Los ecologistas insisten en que la Administración -salvo en el breve lapso del Gobierno bipartito socialistas-nacionalistas- ha impulsado una política de montes que agrava el problema. «Los incendios no son un castigo bíblico», resume Pepe Pereira, de la Organización de Montes en Man Común, un tipo de propiedad colectiva característico de Galicia. Se refiere a que se ha favorecido una «forestación salvaje», basada en árboles de crecimiento rápido -principalmente eucaliptos- pensados para la producción de pasta de papel y ahora también de energía.
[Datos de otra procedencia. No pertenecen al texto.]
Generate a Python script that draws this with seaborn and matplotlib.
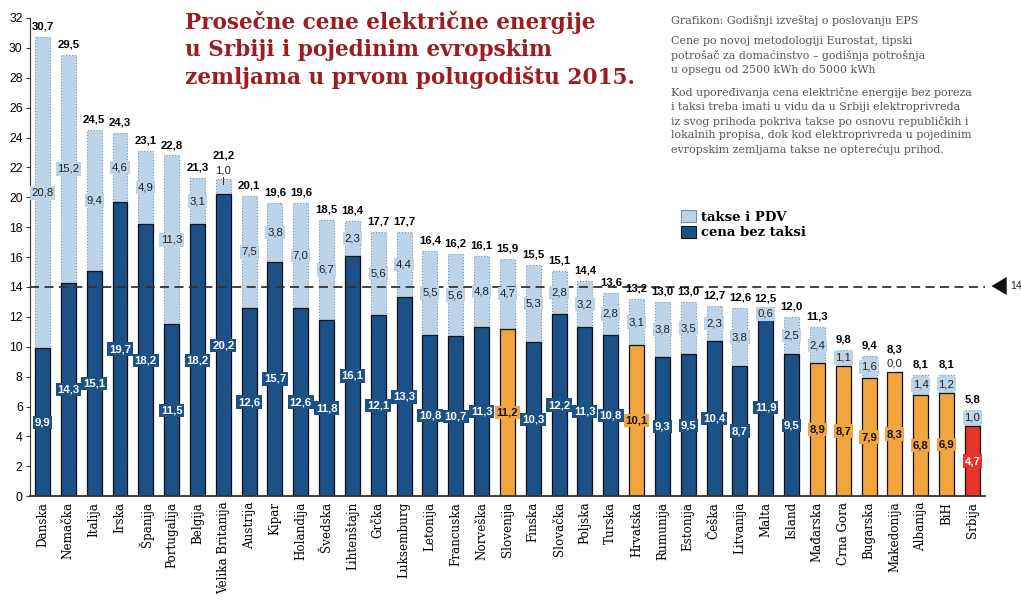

Este tipo de aprovechamiento implica una gestión absentista, desvinculada del territorio y cuyos beneficios recaen en las grandes multinacionales del sector. Así, no solo antiguos terrenos de uso agroganadero han pasado a ser plantaciones de árboles, sino que el monte «ha llegado a las casas», lo que hace los fuegos más peligrosos.

Pereira alude a otro de los clásicos, la «economía del fuego» generada en torno al dispositivo de extinción, que tiene alguno de sus servicios externalizados. «A más fuego, más negocio», enfatiza. «La responsabilidad es de quien lo prende, pero también de quien pudiendo actuar sobre los factores estructurales no lo hace, por omisión o por acción», apunta Fins Eirexas, de Adega. La Xunta desoyó las reiteradas peticiones de este diario para conocer su visión del asunto.

A mediados de esta semana volvió la lluvia a Galicia tras verano muy seco. El mejor arma contraincendios se encargó de apagar varios graves, con afectación de casas incluida. Ese mismo agua que a la vez alimenta el polvorín descontrolado de maleza que excitará las llamas en cuanto se den las condiciones propicias. Entonces Galicia arderá de nuevo, y las líneas del principio, con otros nombres, volverán a cobrar actualidad.